Even if you feel great when getting off a flight don’t assume you are. To be blunt, after a 25-hour flight it takes me up to a week to get my body back. That means for the first few days it’ll be the Primary Series only and only once my body signals me to go further, will I gear up. And please wait for the body to give that signal and not the mind.

Finally, let’s have a look at the changing of climate zones and how it influences your practice. The most holistic way of changing a climate zone is, believe it or not, by walking to your destination. We were nomads for hundreds of thousands of years and our fastest mode of long-range transport was the bullock cart. So, changing climate zones at bullock cart speed is something that our body had ample time to adjust to and is really good at. Anything faster than that will play havoc with your whole system. Imagine the stresses that your body is exposed to if it suddenly steps out of a plane into a climate 30 degrees Celsius colder and has to now do Hanumanasana like on every balmy morning before. If you had an extra large fridge at home you could simulate the experience by sitting in your fridge for half a day and then start your practice. Can you just imagine for a moment how stiff you would be?

Seen from an Ayurvedic perspective colder climate zones bring to the fore the kapha inherent in your body whereas hotter climate zones aggravate it’s pitta. In your case by travelling to a cold place your kapha suddenly surged up. This means that a body that just a day ago could move with the grace of a ballerina will now behave more like the already mentioned bullock. It’s natural and you can’t blame it for that.

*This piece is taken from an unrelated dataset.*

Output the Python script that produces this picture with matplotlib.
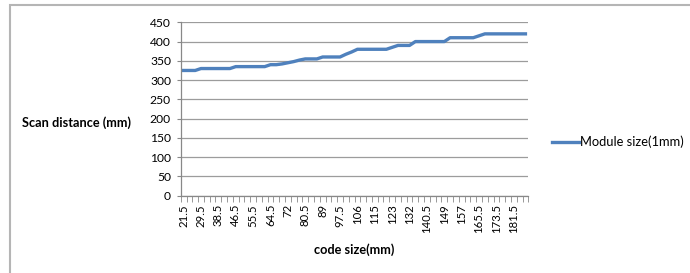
import matplotlib
matplotlib.use("Agg")
import matplotlib.pyplot as plt
from matplotlib.patches import Rectangle
import numpy as np

# data (every 3rd code size is labelled on the axis)
code_size = [21.5, 24, 27, 29.5, 32.5, 35.5, 38.5, 41, 44, 46.5,
             49.5, 52.5, 55.5, 58.5, 61.5, 64.5, 67, 69.5, 72, 75,
             78, 80.5, 83.5, 86, 89, 92, 95, 97.5, 100.5, 103,
             106, 109, 112, 115, 117.5, 120.5, 123, 126, 129, 132,
             135, 137.5, 140.5, 143.5, 146, 149, 151.5, 154.5, 157, 160,
             163, 165.5, 168, 171, 173.5, 176.5, 179, 181.5, 184.5, 187.5]
scan_distance = [325, 325, 325, 330, 330, 330, 330, 330, 330, 335,
                 335, 335, 335, 335, 335, 340, 340, 342, 345, 348,
                 352, 355, 355, 355, 360, 360, 360, 360, 367, 373,
                 380, 380, 380, 380, 380, 380, 385, 390, 390, 390,
                 400, 400, 400, 400, 400, 400, 410, 410, 410, 410,
                 410, 415, 420, 420, 420, 420, 420, 420, 420, 420]
series_name = "Module size(1mm)"
y_ticks = list(range(0, 451, 50))

plt.rcParams['font.family'] = ['Lato', 'DejaVu Sans']

fig = plt.figure(figsize=(6.9, 2.73), dpi=100)
ax = fig.add_axes([0.2619, 0.2832, 0.5038, 0.6351])

x = np.arange(len(code_size))
line, = ax.plot(x, scan_distance, color='#4F81BD', lw=2.4,
                solid_joinstyle='round', label=series_name)

ax.set_xlim(-0.5, len(code_size) - 0.5)
ax.set_ylim(0, 450)
ax.set_yticks(y_ticks)
ax.tick_params(axis='y', labelsize=8.7, length=3, color='#888888', pad=4)
ax.yaxis.grid(True, color='#9c9c9c', lw=0.9)
ax.set_axisbelow(True)

# labels every third category, tick marks between categories
ax.set_xticks(x[::3])
ax.set_xticklabels([f"{v:g}" for v in code_size[::3]], rotation=90)
ax.set_xticks(np.arange(len(code_size) + 1) - 0.5, minor=True)
ax.tick_params(axis='x', which='major', length=0, labelsize=8.2, pad=6)
ax.tick_params(axis='x', which='minor', length=4, color='#888888')

for s in ['top', 'right']:
    ax.spines[s].set_visible(False)
for s in ['left', 'bottom']:
    ax.spines[s].set_color('#888888')
    ax.spines[s].set_linewidth(0.9)

fig.text(77 / 690, 1 - 123 / 273, "Scan distance (mm)", fontsize=9.2,
         fontweight='bold', ha='center', va='center')
fig.text(354 / 690, 1 - 250 / 273, "code size(mm)", fontsize=9.2,
         fontweight='bold', ha='center', va='center')

fig.legend(handles=[line], loc='center left',
           bbox_to_anchor=(552 / 690, 1 - 142 / 273), frameon=False,
           fontsize=9.3, handlelength=2.1, handletextpad=0.1,
           borderaxespad=0, borderpad=0)

# outer chart frame
fig.add_artist(Rectangle((10 / 690, -0.1), 1.0, 1.1 - 5 / 273,
                         transform=fig.transFigure, fill=False,
                         edgecolor='#b5b5b5', lw=1.5))

fig.savefig("out.png", dpi=100)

If being accustomed to high temperatures, we suddenly find ourselves having to practice inside of a fridge we need to let go of all we thought we knew about our body. It’ll move differently, feel differently, and its range of movement will be severely curtailed by all the extra kapha. But there are of course good news: endurance and strength for example will be up. For the first few days then after a change of climate zone it will be like starting your practice anew. Allow yourself to be a complete beginner again and start to collect new data appropriate to this new situation. The set of data you used to navigate your body through an asana practice in a sun-drenched tropical country is not usable in arctic surrounds. Once you have made the jump from climate zone to climate zone a few times your body will actually remember to different sets of data and return much more quickly to the right setting. It is amazing how adaptable it is.

Important then is that you don’t have a fixed idea in your mind how much your body should be able to perform or how deep into each posture your body should be able to go. You “should” do nothing. Notice that it is the mind that has ideas how far the body “should” go. And because the mind is incapable to adjust itself to the new temperature (nor is the body) it pushes the body beyond its capacity and thus injures it. The body then signals pain but the mind says, “No, you SHOULD be able to do this posture. Therefore DO IT.” Those in the know call this the tyranny of the mind over the body. By practicing movement from the body and allowing for the needs of the body the body can be kept in a healthy state. But this is a process that yoga allows us to gradually engage in. A big part of asana practice is then to awaken the body’s own intelligence. This means that when you practice you practice from your body, from its proprioception, by owning the body, rather than from practicing from ideas that you have in your mind how the body should be and move. And for this to happen the mind has to step aside.